Kenseth celebrates 41st birthday with win at Las Vegas
Mar. 10, 2013
By Reid Spencer
NASCAR Wire Service
LAS VEGAS, Nev.—Happy birthday, Matt Kenseth!
Kenseth
held off Kasey Kahne in a 26-lap green-flag run to the finish Sunday to
win the Kobalt Tools 400 at Las Vegas Motor Speedway.
In
winning the 25th NASCAR Sprint Cup Series race of his career, Kenseth,
who turned 41 Sunday, became the third driver in series history to win
on his birthday, joining Cale
Yarborough and Kyle Busch in that exclusive club.
Kenseth
crossed the finish line .594 seconds ahead of Kahne, who led a
race-high 114 laps. Defending series champion Brad Keselowski ran third,
followed by Kyle Busch and Carl
Edwards. Jimmie Johnson, Dale Earnhardt Jr., Martin Truex Jr., Kevin
Harvick and Paul Menard completed the top 10.
Johnson leaves Las Vegas as the series leader, five points ahead of Keselowski and 10 ahead of third-place Earnhardt.
The
victory was Kenseth’s first in the No. 20 Joe Gibbs Racing Toyota Camry
after an offseason move from Roush Fenway Racing. It was also Toyota’s
50th triumph in the Cup series.
“I’m
not a goal person, but my goal was to win and win early,” said Kenseth,
who visited Victory Lane in his third strat with JGR. “Nobody put any
pressure on me except for
myself, but I also know that Coach (Joe Gibbs) hired me to come here
and climb in the car and win races. You certainly want to do that—you
don’t want to disappoint people…
“It’s still only week three, but I feel like this is the beginning.”
Both
Busch and Keselowski overcame issues on pit road to post their top-five
finishes—Busch an early speeding penalty and Keselowski a dropped lug
nut that cost him 10 positions
during pit stops under caution on Lap 161.
The
rally from the mistake left Keselowski ambivalent about the result. He
was happy with the third-place finish but felt his car was capable of
more.
“Yeah, I
want to win,” said Keselowski who finished fourth in the first two
events of the season, at Daytona and Phoenix. “It’s a different
perspective, because I'm not happy
with top 5s--I want to win. The last three weeks, really the last two
weeks--and I'm sure when I get home tonight I'm going to go home and
throw around some pillows and punch some things--because we've had a
shot at winning all three races and come up short,
whether it's circumstances or bad luck or, today, just a little bit of
execution.
“In
retrospect, once you get a day to cool off from it, you say, ‘Wow,
that's really good, three top 5s; that's how I'd have wanted to start
the year.’ But with the way I
finished last year, I wanted to win. I wanted to win all three of these
races, and I'm not happy unless we can do that.”

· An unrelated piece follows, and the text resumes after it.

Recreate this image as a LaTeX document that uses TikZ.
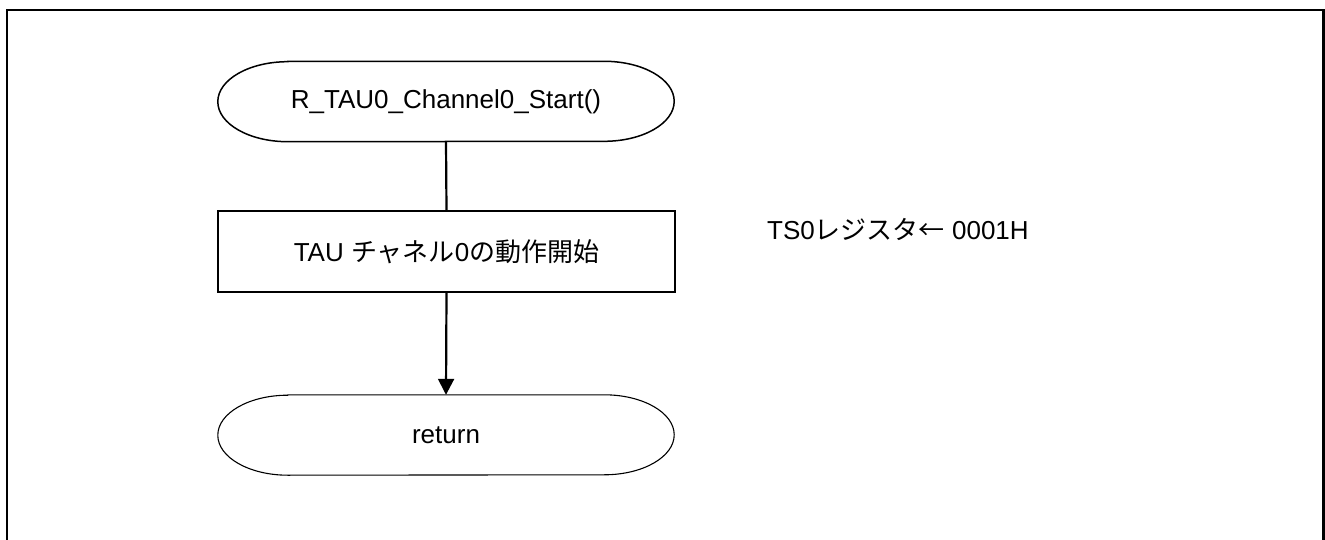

Kahne said Kenseth raced mistake-free in the closing run, despite having older tires.
“I was
like, ‘Man, this is not the guy you want to have to race with 10 to go
because, he's going to do everything right,’” Kahne said. “You're going
to have to figure out
how to squeeze by him. And you know he had a fast car, too, so it was
difficult.
“He did
a perfect job, and we came back second, but still a good run. I think
we were seventh maybe after that one restart (actually sixth for a
restart on Lap 231) and fought
back to second, so we had a great car, did everything right. We just
didn't quite get there.”
Kahne
had opened a lead of more than two seconds over Johnson when the engine
in Travis Kvapil’s Toyota exploded in Turn 4, trailing smoke and
dropping oil on the track.
During
pit stops under caution on Lap 226 of 267, Kenseth and Keselowski opted
for fuel only and left pit road 1-2, with Johnson, Edwards, Earnhardt
and Kahne—all of whom took
two tires—trailing behind them.
Kahne
lost five spots in the pits after his egress from his pit stall was
blocked by Tony Stewart, who had to slow down on the way to his pit box
to avoid Kenseth, who was
leaving after the fuel-only stop.
Kahne
got two spots back after the restart on Lap 231, but his progress was
interrupted on Lap 235 when Ryan Newman’s Chevrolet blew its engine on
Lap 235.
After the subsequent yellow, Kahne restarted fourth on Lap 242. Kenseth kept the No. 5 Chevrolet at bay the rest of the way.